EDITORIAL | Grief Cannot Become a Manifesto
The official entry of Brian Mundubile and Makebi Zulu into the presidential race should have marked a turning point for the opposition. For months, many within the broader opposition space argued that fragmentation was weakening their ability to mount a serious challenge against the ruling United Party for National Development. Their decision to work together therefore carries political significance. It signals an attempt to consolidate influence within parts of the opposition bloc and preserve the legacy of the late Edgar Chagwa Lungu within active electoral politics.
But there is a growing strategic problem.
The campaign message promise emerging around the Mundubile-Makebi project appears overwhelmingly anchored on grief, emotion, and the unresolved burial dispute surrounding former president Lungu. While emotionally powerful within sections of the Patriotic Front support base, body politics alone has historically shown limited electoral conversion beyond mobilising existing loyalists.
This is not speculation. Zambia has already tested this terrain through a series of by-elections over the last few months. In constituency after constituency, the PF attempted to weaponise outrage surrounding Lungu’s treatment, legal disputes, and political tensions. The emotional energy was visible online and within rallies. But on the ground, the results consistently exposed a difficult reality: sympathy does not automatically become votes.
The problem is structural.
Elections are ultimately won through a combination of emotion, organisation, and a believable economic proposition. Right now, the opposition’s emotional messaging is louder than its policy messaging. Voters may sympathise with Lungu. They may even disagree with aspects of how events unfolded around his burial dispute. But sympathy alone does not answer questions about jobs, mealie meal prices, debt, mining policy, healthcare, agriculture, or youth unemployment.
A campaign cannot survive indefinitely on memorial language.
When Mundubile reportedly dedicates “the entire campaign period” to Lungu, the risk is political narrowing. Instead of broadening the coalition, the campaign may end up speaking primarily to already converted PF loyalists while failing to attract undecided voters, urban independents, young first-time voters, and economically frustrated citizens looking for practical alternatives.
This is where the opposition continues to struggle against Hakainde Hichilema politically. The UPND may be vulnerable on some unmet expectations in some sectors, but it still possesses visible policy anchors it can repeatedly point to: free education, debt restructuring, CDF, currency stabilization, teacher recruitment, and energy projects. Whether voters are fully satisfied is another matter. But the ruling party can at least frame its campaign around tangible governance programmes.
The opposition, by contrast, risks appearing emotionally reactive rather than programmatically prepared.

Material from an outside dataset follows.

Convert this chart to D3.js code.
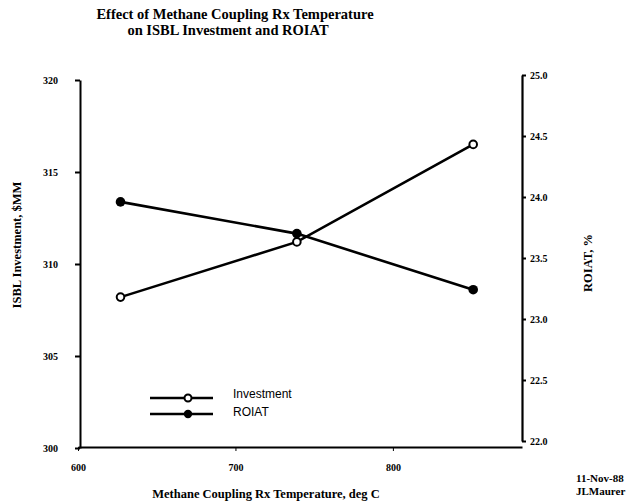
<!DOCTYPE html>
<html>
<head>
<meta charset="utf-8">
<script src="https://cdn.jsdelivr.net/npm/d3@7"></script>
<style>
  body { margin: 0; background: #fff; }
  svg { display: block; }
  .title { font-family: 'Liberation Serif', serif; font-weight: bold; font-size: 14.5px; }
  .lab { font-family: 'Liberation Serif', serif; font-weight: bold; font-size: 12.5px; }
  .tick text { font-family: 'Liberation Serif', serif; font-weight: bold; font-size: 10px; }
</style>
</head>
<body>
<svg id="canvas"></svg>
<script>
// data
const temps = [627, 739, 851];
const investment = [308.2, 311.2, 316.5];
const roiat = [23.96, 23.70, 23.24];

const xTicks = [600, 700, 800];
const leftTicks = [300, 305, 310, 315, 320];
const rightTicks = [22.0, 22.5, 23.0, 23.5, 24.0, 24.5, 25.0];

let width = 634;
let height = 501;

let canvas = d3.select('#canvas');
canvas.attr('width', width).attr('height', height);

let xScale = d3.scaleLinear().domain([600, 882]).range([78, 522]);
let yLeft = d3.scaleLinear().domain([300, 320]).range([448, 80]);
let yRight = d3.scaleLinear().domain([22, 25]).range([441, 75]);

// title
canvas.append('text').attr('class', 'title')
    .attr('x', 235).attr('y', 19).attr('text-anchor', 'middle')
    .text('Effect of Methane Coupling Rx Temperature');
canvas.append('text').attr('class', 'title')
    .attr('x', 228).attr('y', 35).attr('text-anchor', 'middle')
    .text('on ISBL Investment and ROIAT');

// axes
let xAxis = d3.axisBottom(xScale).tickValues(xTicks).tickFormat(d3.format('d')).tickSize(4).tickSizeOuter(0);
canvas.append('g').attr('transform', 'translate(0,447)').call(xAxis)
    .call(g => g.select('.domain').attr('stroke-width', 2.2))
    .call(g => g.selectAll('.tick text').attr('dy', '1.7em'));

let leftAxis = d3.axisLeft(yLeft).tickValues(leftTicks).tickFormat(d3.format('d')).tickSize(5).tickSizeOuter(0);
canvas.append('g').attr('transform', 'translate(80,0)').call(leftAxis)
    .call(g => g.select('.domain').attr('stroke-width', 2))
    .call(g => g.selectAll('.tick line').attr('stroke-width', 2))
    .call(g => g.selectAll('.tick text').attr('x', -22));

let rightAxis = d3.axisRight(yRight).tickValues(rightTicks).tickFormat(d3.format('.1f')).tickSize(4).tickSizeOuter(0);
canvas.append('g').attr('transform', 'translate(522,0)').call(rightAxis)
    .call(g => g.select('.domain').attr('stroke-width', 2.2))
    .call(g => g.selectAll('.tick line').attr('stroke-width', 2))
    .call(g => g.selectAll('.tick text').attr('x', 8));

// axis labels
canvas.append('text').attr('class', 'lab')
    .attr('transform', 'translate(21,245) rotate(-90)').attr('text-anchor', 'middle')
    .text('ISBL Investment, $MM');
canvas.append('text').attr('class', 'lab')
    .attr('transform', 'translate(592,263) rotate(-90)').attr('text-anchor', 'middle')
    .text('ROIAT, %');
canvas.append('text').attr('class', 'lab')
    .attr('x', 266).attr('y', 498).attr('text-anchor', 'middle')
    .text('Methane Coupling Rx Temperature, deg C');
canvas.append('text').attr('class', 'lab')
    .attr('x', 576).attr('y', 482).style('font-size', '11px')
    .text('11-Nov-88');
canvas.append('text').attr('class', 'lab')
    .attr('x', 576).attr('y', 495).style('font-size', '11px')
    .text('JLMaurer');

// lines
let invLine = d3.line().x((d, i) => xScale(temps[i])).y(d => yLeft(d));
let roiLine = d3.line().x((d, i) => xScale(temps[i])).y(d => yRight(d));

canvas.append('path').datum(investment).attr('d', invLine)
    .attr('fill', 'none').attr('stroke', '#000').attr('stroke-width', 2.6);
canvas.append('path').datum(roiat).attr('d', roiLine)
    .attr('fill', 'none').attr('stroke', '#000').attr('stroke-width', 2.6);

canvas.selectAll('.inv').data(investment).enter().append('circle')
    .attr('class', 'inv')
    .attr('cx', (d, i) => xScale(temps[i])).attr('cy', d => yLeft(d))
    .attr('r', 3.8).attr('fill', '#fff').attr('stroke', '#000').attr('stroke-width', 2);
canvas.selectAll('.roi').data(roiat).enter().append('circle')
    .attr('class', 'roi')
    .attr('cx', (d, i) => xScale(temps[i])).attr('cy', d => yRight(d))
    .attr('r', 4.8).attr('fill', '#000');

// legend
let legend = canvas.append('g').attr('transform', 'translate(150,398)');
legend.append('line').attr('x1', 0).attr('x2', 63).attr('y1', 0).attr('y2', 0)
    .attr('stroke', '#000').attr('stroke-width', 2.6);
legend.append('circle').attr('cx', 38).attr('cy', 0).attr('r', 3.5)
    .attr('fill', '#fff').attr('stroke', '#000').attr('stroke-width', 2);
legend.append('line').attr('x1', 0).attr('x2', 63).attr('y1', 16).attr('y2', 16)
    .attr('stroke', '#000').attr('stroke-width', 2.6);
legend.append('circle').attr('cx', 38).attr('cy', 16).attr('r', 4.2).attr('fill', '#000');
legend.append('text').attr('x', 83).attr('y', 0)
    .style('font-family', 'Liberation Sans, sans-serif').style('font-size', '12px')
    .text('Investment');
legend.append('text').attr('x', 83).attr('y', 18)
    .style('font-family', 'Liberation Sans, sans-serif').style('font-size', '12px')
    .text('ROIAT');
</script>
</body>
</html>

Even within the PF’s traditional green corridor — Muchinga, Northern, Luapula, and parts of Eastern Province, political loyalty is no longer as automatic as it once was. Recent by-election trends have shown shifting ground, internal fractures, and gradual UPND penetration into areas once considered untouchable opposition strongholds. This means the opposition cannot afford a nostalgic campaign. It requires expansion, persuasion, and a forward-looking economic message.

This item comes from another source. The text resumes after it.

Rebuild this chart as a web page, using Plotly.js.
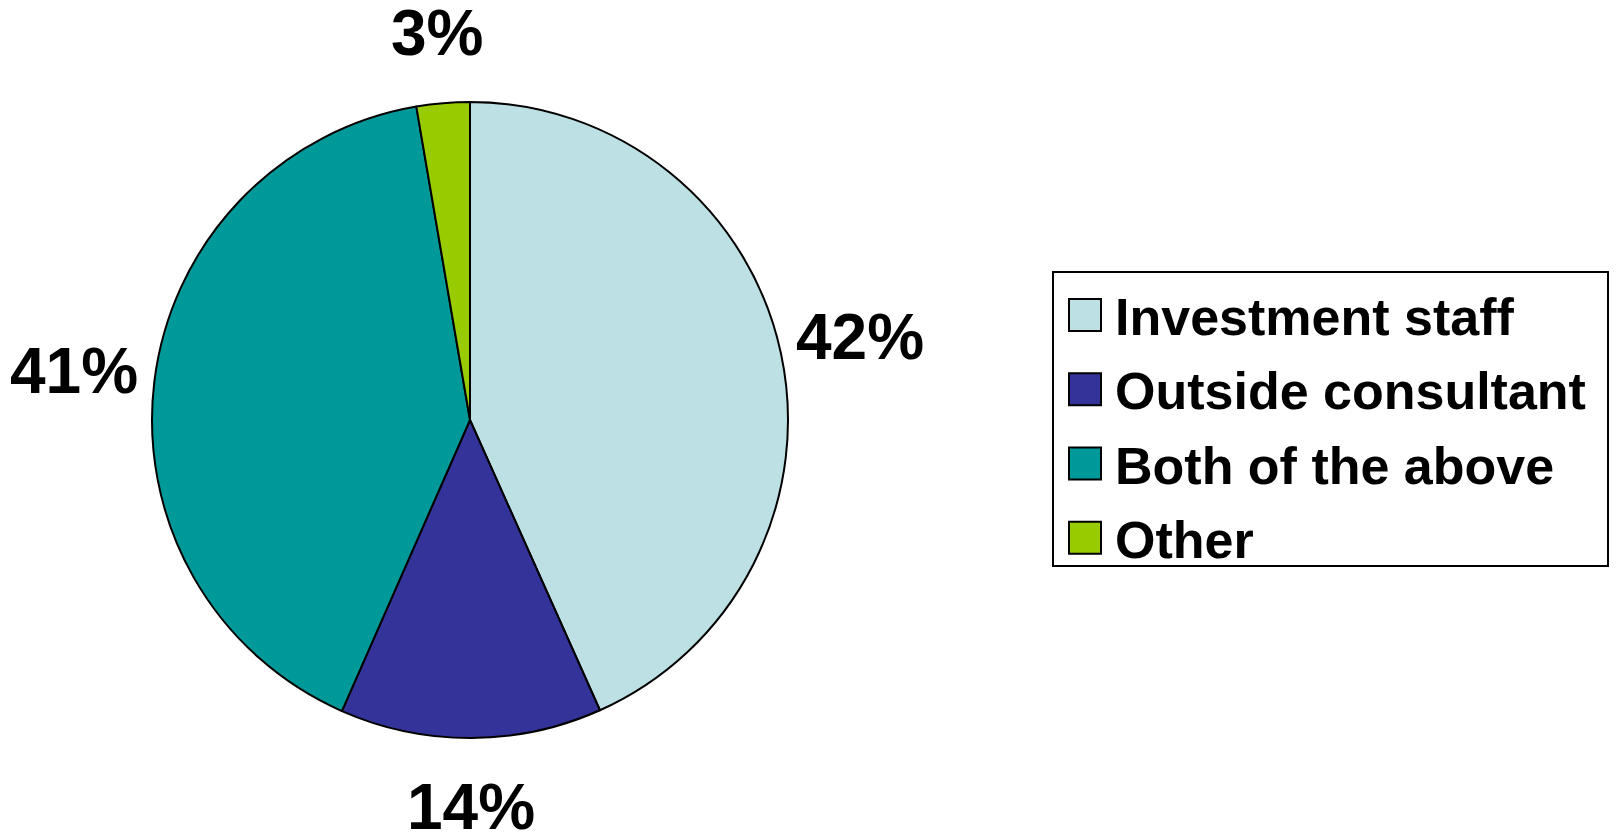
<!DOCTYPE html>
<html>
<head>
<meta charset="utf-8">
<script src="https://cdn.plot.ly/plotly-3.0.1.min.js"></script>
<style>
html,body{margin:0;padding:0;background:#fff;}
#chart{width:1616px;height:835px;}
</style>
</head>
<body>
<div id="chart"></div>
<script>
// Data
const categories = ["Investment staff", "Outside consultant", "Both of the above", "Other"];
const sliceShares = [43.3, 13.3, 40.7, 2.7];          // slice sizes as drawn
const labelTexts = ["42%", "14%", "41%", "3%"];        // printed data labels
const sliceColors = ["#BCE0E3", "#333399", "#009999", "#99CC00"];

const W = 1616, H = 835;
const pieDomain = {x: [0.09406, 0.48762], y: [0.11617, 0.87784]};
const labelFont = {family: "Liberation Sans, Arial, sans-serif", size: 64, color: "#000000", weight: "bold"};

const trace = {
  type: "pie",
  labels: categories,
  values: sliceShares,
  text: labelTexts,
  textinfo: "none",
  sort: false,
  direction: "clockwise",
  rotation: 0,
  marker: {colors: sliceColors, line: {color: "#000000", width: 2}},
  domain: pieDomain,
  hoverinfo: "label+text",
  showlegend: true
};

// Data labels placed at each slice's mid-angle, just outside the pie
const cxPx = (pieDomain.x[0] + pieDomain.x[1]) / 2 * W;
const cyPx = (1 - (pieDomain.y[0] + pieDomain.y[1]) / 2) * H;
const rPx = Math.min((pieDomain.x[1] - pieDomain.x[0]) * W, (pieDomain.y[1] - pieDomain.y[0]) * H) / 2;
const total = sliceShares.reduce((a, b) => a + b, 0);
let cum = 0;
const annotations = sliceShares.map((v, i) => {
  const mid = (cum + v / 2) / total * 2 * Math.PI;
  cum += v;
  const labelR = rPx * 1.217 + 12 * Math.abs(Math.sin(mid));
  const xPx = cxPx + labelR * Math.sin(mid);
  const yPx = cyPx - labelR * Math.cos(mid);
  return {
    xref: "paper", yref: "paper",
    x: xPx / W, y: 1 - yPx / H,
    xanchor: "center", yanchor: "middle",
    text: labelTexts[i], showarrow: false, font: labelFont
  };
});

const layout = {
  width: W, height: H,
  margin: {l: 0, r: 0, t: 0, b: 0},
  paper_bgcolor: "#ffffff",
  showlegend: true,
  annotations: annotations,
  legend: {
    x: 0.651, y: 0.675, xanchor: "left", yanchor: "top",
    bordercolor: "#000000", borderwidth: 2, bgcolor: "#ffffff",
    font: {family: "Liberation Sans, Arial, sans-serif", size: 52, color: "#000000", weight: "bold"}
  }
};

Plotly.newPlot("chart", [trace], layout, {staticPlot: true}).then(gd => {
  // Enlarge legend swatches and spacing to match the reference legend box
  const leg = gd.querySelector(".legend");
  if (!leg) return;
  const bg = leg.querySelector("rect.bg");
  if (bg) { bg.setAttribute("width", 555); bg.setAttribute("height", 294); }
  const sb = leg.querySelector(".scrollbox");
  if (sb) {
    const cp = sb.getAttribute("clip-path");
    const idm = cp && cp.match(/#([^)'"]+)/);
    if (idm) {
      const el = document.getElementById(idm[1]);
      if (el) el.querySelectorAll("rect").forEach(r => { r.setAttribute("width", 700); r.setAttribute("height", 500); });
    }
  }
  const boxTop = bg ? bg.getBoundingClientRect().top : 271;
  const items = leg.querySelectorAll("g.traces");
  items.forEach((g, i) => {
    g.querySelectorAll("g.legendpoints path").forEach(p => {
      p.setAttribute("d", "M16,16H-16V-16H16Z");
      p.setAttribute("transform", "translate(31,0)");
      p.style.strokeWidth = "2px";
    });
    const t = g.querySelector("text.legendtext");
    if (t) t.setAttribute("x", 61);
    const tr = g.getAttribute("transform") || "";
    const m = tr.match(/translate\(\s*([-\d.e]+)[ ,]+([-\d.e]+)\s*\)/);
    const x = m ? parseFloat(m[1]) : 0;
    const y = m ? parseFloat(m[2]) : 0;
    const p = g.querySelector("g.legendpoints path");
    if (p) {
      const bb = p.getBoundingClientRect();
      const cur = (bb.top + bb.bottom) / 2;
      const want = boxTop + 42.5 + i * 74.3;
      g.setAttribute("transform", "translate(" + x + "," + (y + want - cur) + ")");
    }
  });
});
</script>
</body>
</html>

Makebi Zulu himself brings intellectual sharpness, legal visibility, and media appeal. Mundubile brings parliamentary experience and organisational recognition. But neither attribute automatically translates into electoral momentum without a coherent national proposition. Zambia’s electorate has become increasingly transactional. Citizens are asking harder questions: “What exactly changes if you win?”
That answer still feels underdeveloped.
There is also a danger in over-personalising elections around departed leaders. History shows that nostalgia has emotional lifespan limits unless tied to a living governance agenda. Even powerful historical memories eventually lose electoral efficiency when not connected to current economic realities.
The opposition therefore faces a critical strategic choice.
It can continue centering the campaign around emotional mobilisation and unresolved grief, hoping outrage hardens into national momentum. Or it can pivot toward a disciplined manifesto-driven campaign capable of attracting citizens beyond the PF emotional base.
Because elections are not won by mourning alone.
They are won by convincing citizens that tomorrow will function better than today.